World’s fastest-growing payment method favoured as cost of living soars

June 21, 2022

South Africans are struggling on the back of fuel price increases along with rising food and utility costs. Increasingly, credit cards are being used to pay for expenses, which is a dangerous trend in a country that is already highly indebted.

According to SA’s largest buy now pay later (BNPL) provider, Payflex, this payment method provides short-term relief by offering a convenient interest-free way for consumers to pay off their purchases. BNPL is projected by Worldpay to be the world's fastest-growing payment method between 2021 and 2025 and is gaining significant traction in South Africa.

Credit cards versus buy now pay later

Paul Behrmann, Payflex CEO, says that BNPL’s interest-free payment model can be a lifeline for smaller purchases, especially if you time your six week payment period carefully to cover two salary cycles. “BNPL allows consumers to replace expensive credit with an interest-free payment plan that promotes responsible spending. Increasingly South Africans are switching to interest-free BNPL from credit cards, which can be expensive and lead to overindebtedness, as only low minimum monthly payments are required.”

Payflex’s BNPL service differs from traditional credit offerings as customers do not pay for the service (zero interest, zero fees) and repayments follow a fixed 6-week repayment schedule that require the full balance to be repaid over the period. This is in stark contrast to credit cards which provide customers with high credit limits that can be spent all at once. Credit cards do also not require the full balance to be repaid - and so encourage long-term debt at high interest charges.

The average purchase value using Payflex is R1,200, making it ideal for smaller, non-essential purchases like fashion items. “New customers are allocated a conservative spend limit based on their risk profile. Each purchase is split into four instalments, and customers who pay their instalments on time are granted a higher spend limit. This is a more responsible model than traditional credit cards which provide a large open line of credit upfront and encourage long term repayments at high interest charges,” said Behrmann.

If a customer misses an instalment payment, Payflex charges a fixed penalty fee and blocks the BNPL facility until all outstanding payments have been paid. This prevents customers in financial difficulty from adding additional debt which they may not be able to repay.

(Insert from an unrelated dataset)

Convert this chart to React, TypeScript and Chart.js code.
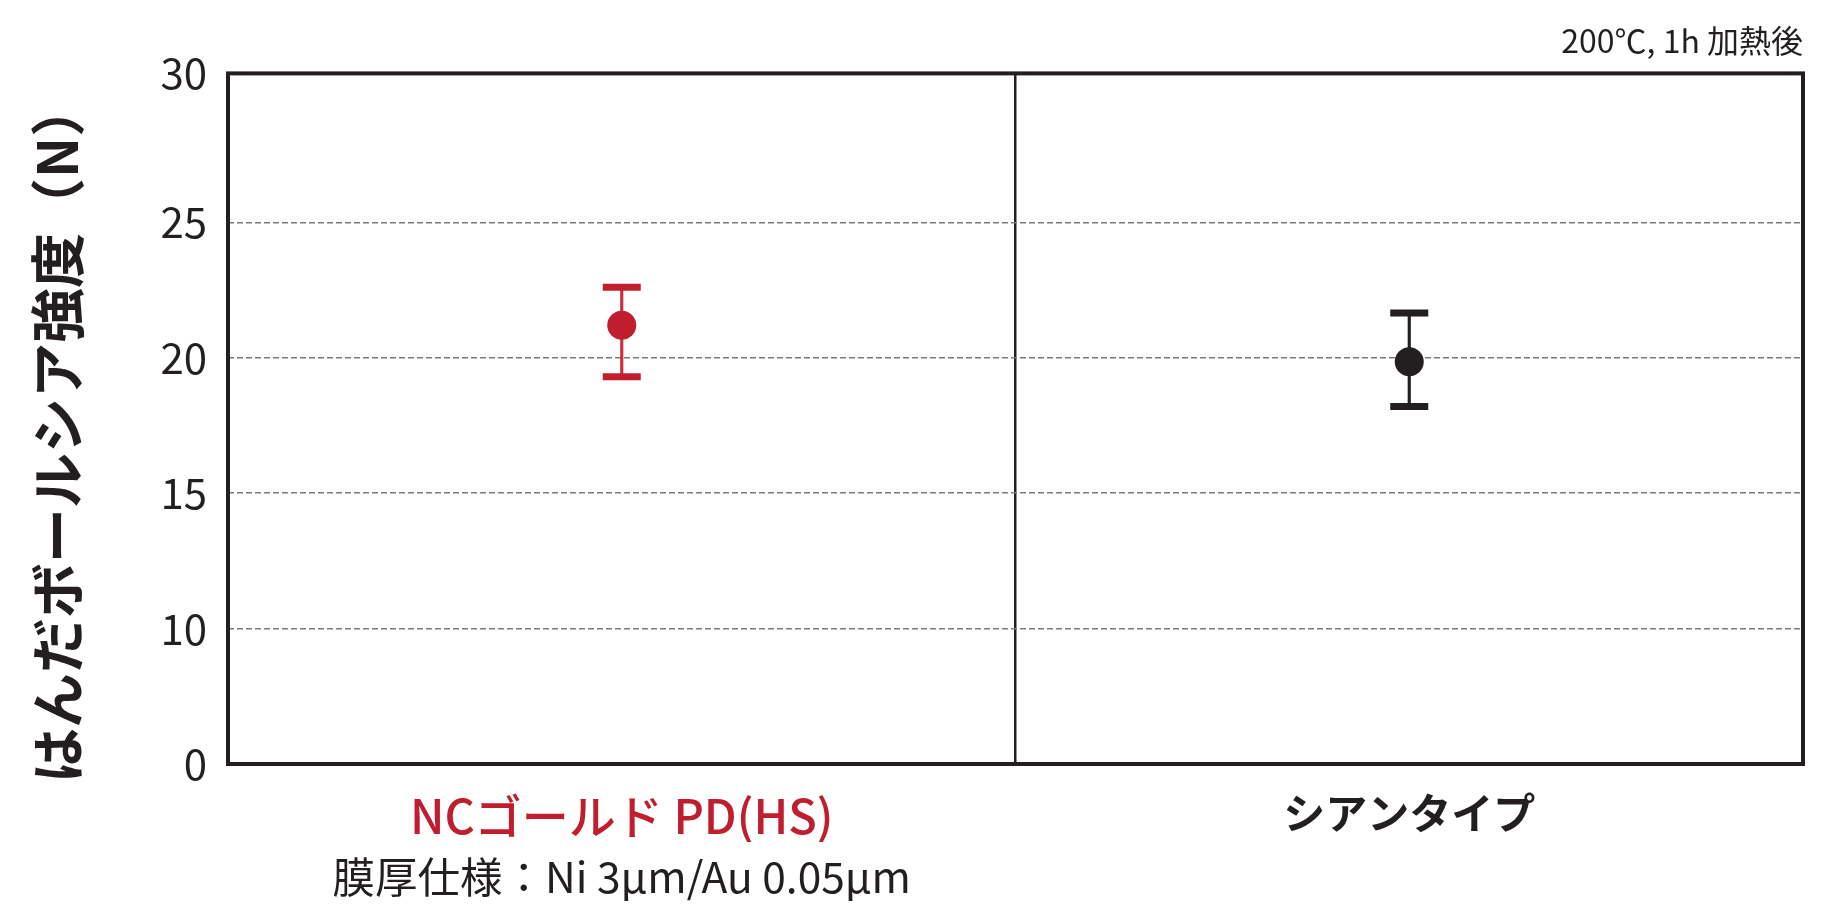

Payflex’s BNPL is available at over 1,800 online merchants but the company’s phenomenal growth has led Payflex to offer its BNPL payment option in physical stores as well.

“The approval process takes seconds and you can make your BNPL purchase immediately using a user-friendly app. Simplicity is the key to short-term financing with no hidden costs,” says Behrmann.

Payflex was recently acquired by global BNPL provider Zip, which has 11.4 million customers and tens of thousands of merchants in 13 countries. “Interestingly, customer default rates in SA are the lowest in Zip globally, putting an end to the idea that South Africans do not honour their financial commitments. Risk-averse consumers are looking for budget-friendly payment options, so while the credit card will continue to be a significant payment method, the alternative payments landscape has emerged as a major contender in digital payments,” says Behrmann.